* _WHAT THE TASK ASKS_
Reproduce the listing below in full and without alteration, apart from its pictures.

* _DATA SEGMENT_
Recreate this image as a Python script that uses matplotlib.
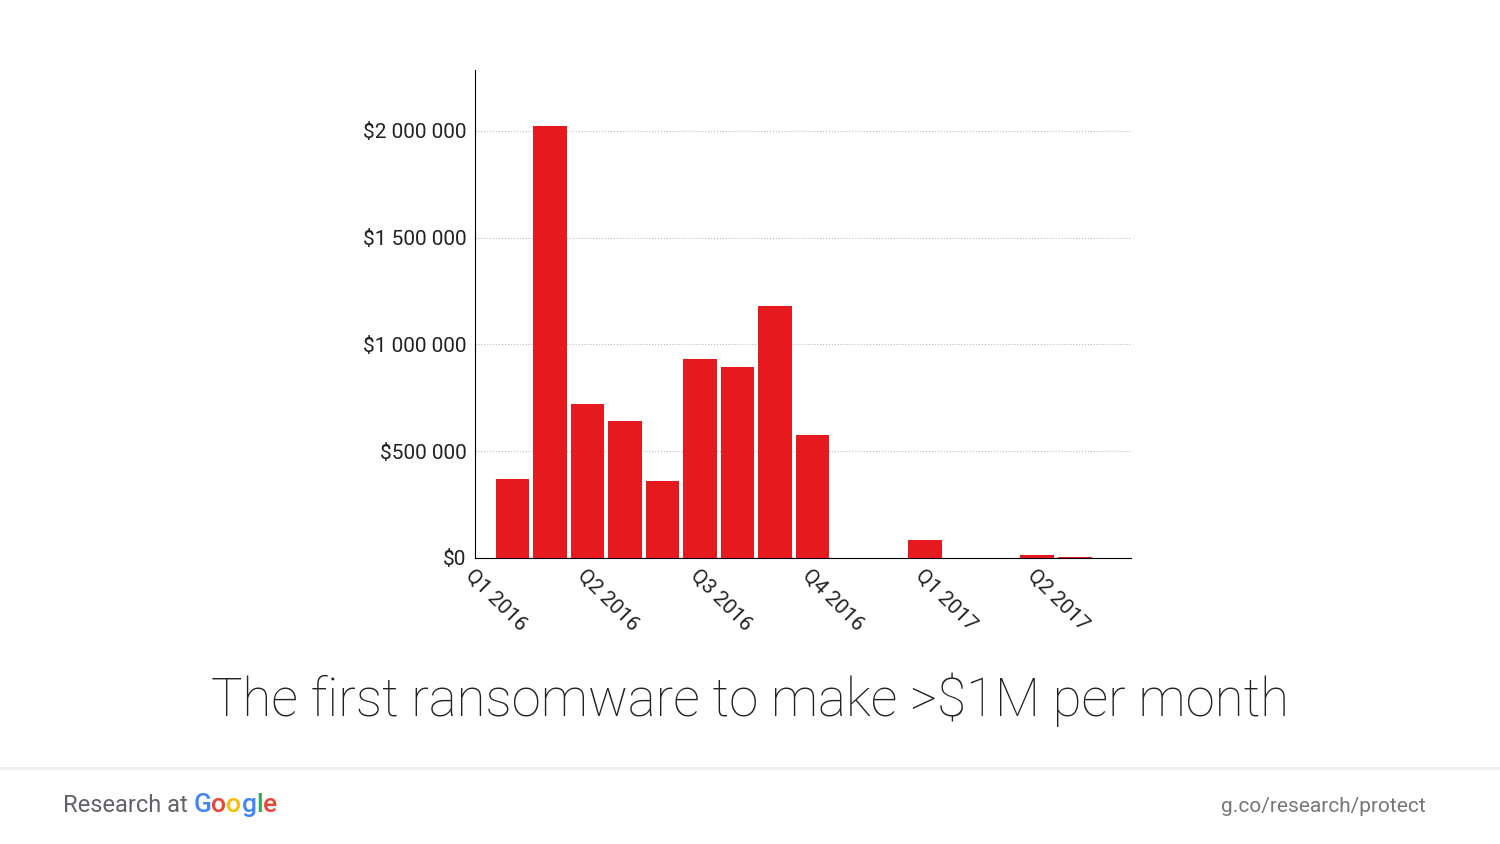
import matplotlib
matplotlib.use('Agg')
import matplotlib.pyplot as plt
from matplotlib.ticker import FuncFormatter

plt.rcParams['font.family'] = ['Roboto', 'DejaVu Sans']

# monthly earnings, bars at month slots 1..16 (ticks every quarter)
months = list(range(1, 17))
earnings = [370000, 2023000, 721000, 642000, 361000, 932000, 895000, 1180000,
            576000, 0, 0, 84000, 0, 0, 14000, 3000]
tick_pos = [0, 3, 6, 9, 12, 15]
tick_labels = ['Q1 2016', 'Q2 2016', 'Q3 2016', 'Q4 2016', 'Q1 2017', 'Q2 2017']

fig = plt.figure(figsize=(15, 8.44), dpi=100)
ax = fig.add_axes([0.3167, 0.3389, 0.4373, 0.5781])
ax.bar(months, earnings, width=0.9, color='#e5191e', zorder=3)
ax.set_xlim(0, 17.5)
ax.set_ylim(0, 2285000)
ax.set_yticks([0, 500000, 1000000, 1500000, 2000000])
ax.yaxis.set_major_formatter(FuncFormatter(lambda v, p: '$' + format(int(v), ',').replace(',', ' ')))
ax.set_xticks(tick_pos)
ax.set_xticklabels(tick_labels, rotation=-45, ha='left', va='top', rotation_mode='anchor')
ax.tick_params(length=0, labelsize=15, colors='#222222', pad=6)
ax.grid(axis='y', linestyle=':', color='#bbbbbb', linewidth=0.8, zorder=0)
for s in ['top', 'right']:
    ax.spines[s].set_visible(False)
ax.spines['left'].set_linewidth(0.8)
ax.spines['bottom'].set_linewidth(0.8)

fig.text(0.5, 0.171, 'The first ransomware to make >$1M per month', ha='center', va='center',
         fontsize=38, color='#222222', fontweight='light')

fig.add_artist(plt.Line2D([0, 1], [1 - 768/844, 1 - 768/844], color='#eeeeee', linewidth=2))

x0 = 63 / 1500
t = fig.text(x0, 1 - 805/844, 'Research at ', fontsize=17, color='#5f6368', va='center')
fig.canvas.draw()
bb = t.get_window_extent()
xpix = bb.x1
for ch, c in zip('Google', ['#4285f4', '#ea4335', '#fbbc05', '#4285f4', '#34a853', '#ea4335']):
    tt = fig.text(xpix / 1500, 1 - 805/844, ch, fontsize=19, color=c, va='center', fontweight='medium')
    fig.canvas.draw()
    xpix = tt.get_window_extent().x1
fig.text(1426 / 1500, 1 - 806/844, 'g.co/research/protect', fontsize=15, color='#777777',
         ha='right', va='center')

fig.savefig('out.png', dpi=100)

* _THE RESULT_
Recreate this image as a Python script that uses matplotlib.
import matplotlib
matplotlib.use('Agg')
import matplotlib.pyplot as plt
from matplotlib.ticker import FuncFormatter

plt.rcParams['font.family'] = ['Roboto', 'DejaVu Sans']

# monthly earnings, bars at month slots 1..16 (ticks every quarter)
months = list(range(1, 17))
earnings = [370000, 2023000, 721000, 642000, 361000, 932000, 895000, 1180000,
            576000, 0, 0, 84000, 0, 0, 14000, 3000]
tick_pos = [0, 3, 6, 9, 12, 15]
tick_labels = ['Q1 2016', 'Q2 2016', 'Q3 2016', 'Q4 2016', 'Q1 2017', 'Q2 2017']

fig = plt.figure(figsize=(15, 8.44), dpi=100)
ax = fig.add_axes([0.3167, 0.3389, 0.4373, 0.5781])
ax.bar(months, earnings, width=0.9, color='#e5191e', zorder=3)
ax.set_xlim(0, 17.5)
ax.set_ylim(0, 2285000)
ax.set_yticks([0, 500000, 1000000, 1500000, 2000000])
ax.yaxis.set_major_formatter(FuncFormatter(lambda v, p: '$' + format(int(v), ',').replace(',', ' ')))
ax.set_xticks(tick_pos)
ax.set_xticklabels(tick_labels, rotation=-45, ha='left', va='top', rotation_mode='anchor')
ax.tick_params(length=0, labelsize=15, colors='#222222', pad=6)
ax.grid(axis='y', linestyle=':', color='#bbbbbb', linewidth=0.8, zorder=0)
for s in ['top', 'right']:
    ax.spines[s].set_visible(False)
ax.spines['left'].set_linewidth(0.8)
ax.spines['bottom'].set_linewidth(0.8)

fig.text(0.5, 0.171, 'The first ransomware to make >$1M per month', ha='center', va='center',
         fontsize=38, color='#222222', fontweight='light')

fig.add_artist(plt.Line2D([0, 1], [1 - 768/844, 1 - 768/844], color='#eeeeee', linewidth=2))

x0 = 63 / 1500
t = fig.text(x0, 1 - 805/844, 'Research at ', fontsize=17, color='#5f6368', va='center')
fig.canvas.draw()
bb = t.get_window_extent()
xpix = bb.x1
for ch, c in zip('Google', ['#4285f4', '#ea4335', '#fbbc05', '#4285f4', '#34a853', '#ea4335']):
    tt = fig.text(xpix / 1500, 1 - 805/844, ch, fontsize=19, color=c, va='center', fontweight='medium')
    fig.canvas.draw()
    xpix = tt.get_window_extent().x1
fig.text(1426 / 1500, 1 - 806/844, 'g.co/research/protect', fontsize=15, color='#777777',
         ha='right', va='center')

fig.savefig('out.png', dpi=100)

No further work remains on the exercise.